EXERCISE GOAL: Line by line, repeat the data below exactly, beginning at the first line and ending at the line with "(190,213) (167,190) (152,167)". Omit pictures.

####

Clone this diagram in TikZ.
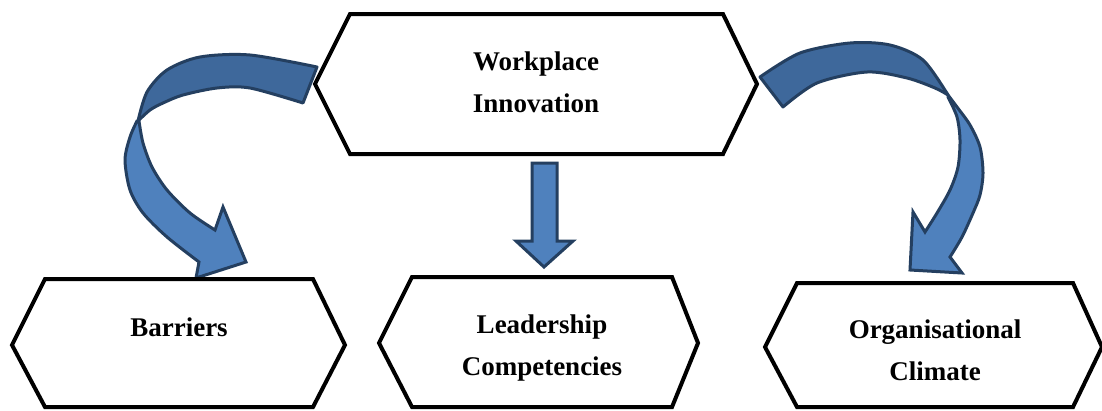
\documentclass[tikz,border=0pt]{standalone}
\usepackage{fontspec}
\setmainfont{Liberation Serif}
\definecolor{arrfront}{RGB}{79,129,189}
\definecolor{arrback}{RGB}{62,104,155}
\definecolor{arrline}{RGB}{36,63,96}
\tikzset{
  hexbox/.style={draw=black, line width=4pt, fill=white, line join=miter},
  lbl/.style={font=\fontsize{27}{41.5}\selectfont\bfseries, align=center, inner sep=0pt, anchor=base},
  ribbonback/.style={fill=arrback, draw=arrline, line width=3pt, line join=round},
  ribbonfront/.style={fill=arrfront, draw=arrline, line width=3pt, line join=miter},
}
\begin{document}
\begin{tikzpicture}[x=1pt,y=-1pt]
\useasboundingbox (0,0) rectangle (1102,410);
\fill[white] (0,0) rectangle (1102,410);

% left curved arrow
\draw[ribbonback] (317,67) -- plot[smooth] coordinates {(317,67) (250,55) (200,57) (167,70) (147,92) (138,121)}
  -- plot[smooth] coordinates {(138,121) (150,110) (163,103) (183,95) (217,88) (250,88) (303,103)} -- cycle;
\draw[ribbonfront] (137,121) -- plot[smooth] coordinates {(137,121) (130,137) (125,160) (130,190) (143,213) (167,237) (199,262)}
  -- (196,278) -- (246,262) -- (223,207) -- (215,230)
  -- plot[smooth] coordinates {(215,230) (190,213) (167,190) (152,167) (143,143) (139,121)} -- cycle;

% right curved arrow
\draw[ribbonback] (760,77) -- plot[smooth] coordinates {(760,77) (800,53) (850,43) (890,45) (923,60) (948,95)}
  -- plot[smooth] coordinates {(948,95) (935,88) (907,78) (867,72) (817,83) (783,107)} -- cycle;
\draw[ribbonfront] (948,95) -- plot[smooth] coordinates {(948,95) (957,107) (970,125) (980,147) (983,173) (980,195) (973,213) (962,237) (950,257)}
  -- (962,273) -- (910,270) -- (913,212) -- (925,232)
  -- plot[smooth] coordinates {(925,232) (937,213) (950,190) (958,167) (960,140) (957,117) (948,97)} -- cycle;

% straight down arrow
\draw[ribbonfront] (532,163) -- (557,163) -- (557,241) -- (573,241) -- (544,267) -- (516,241) -- (532,241) -- cycle;

% hexagon boxes
\draw[hexbox] (315,84) -- (350,14) -- (723,14) -- (757,84) -- (723,154) -- (350,154) -- cycle;
\draw[hexbox] (12,345) -- (45,279) -- (313,279) -- (345,345) -- (313,407) -- (45,407) -- cycle;
\draw[hexbox] (379,343) -- (412,277) -- (672,277) -- (698,343) -- (672,407) -- (412,407) -- cycle;
\draw[hexbox] (765,347) -- (797,283) -- (1073,283) -- (1102,347) -- (1073,407) -- (797,407) -- cycle;

% labels (base anchor = baseline of the last line)
\node[lbl] (wi) at (536,112) {Workplace\\Innovation};
\node[lbl] (bar) at (179,336) {Barriers};
\node[lbl] (lead) at (542,375) {Leadership\\Competencies};
\node[lbl] (org) at (935,380) {Organisational\\Climate};
\end{tikzpicture}
\end{document}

####

REPLY TO THE EXERCISE:
Clone this diagram in TikZ.
\documentclass[tikz,border=0pt]{standalone}
\usepackage{fontspec}
\setmainfont{Liberation Serif}
\definecolor{arrfront}{RGB}{79,129,189}
\definecolor{arrback}{RGB}{62,104,155}
\definecolor{arrline}{RGB}{36,63,96}
\tikzset{
  hexbox/.style={draw=black, line width=4pt, fill=white, line join=miter},
  lbl/.style={font=\fontsize{27}{41.5}\selectfont\bfseries, align=center, inner sep=0pt, anchor=base},
  ribbonback/.style={fill=arrback, draw=arrline, line width=3pt, line join=round},
  ribbonfront/.style={fill=arrfront, draw=arrline, line width=3pt, line join=miter},
}
\begin{document}
\begin{tikzpicture}[x=1pt,y=-1pt]
\useasboundingbox (0,0) rectangle (1102,410);
\fill[white] (0,0) rectangle (1102,410);

% left curved arrow
\draw[ribbonback] (317,67) -- plot[smooth] coordinates {(317,67) (250,55) (200,57) (167,70) (147,92) (138,121)}
  -- plot[smooth] coordinates {(138,121) (150,110) (163,103) (183,95) (217,88) (250,88) (303,103)} -- cycle;
\draw[ribbonfront] (137,121) -- plot[smooth] coordinates {(137,121) (130,137) (125,160) (130,190) (143,213) (167,237) (199,262)}
  -- (196,278) -- (246,262) -- (223,207) -- (215,230)
  -- plot[smooth] coordinates {(215,230) (190,213) (167,190) (152,167) (143,143) (139,121)} -- cycle;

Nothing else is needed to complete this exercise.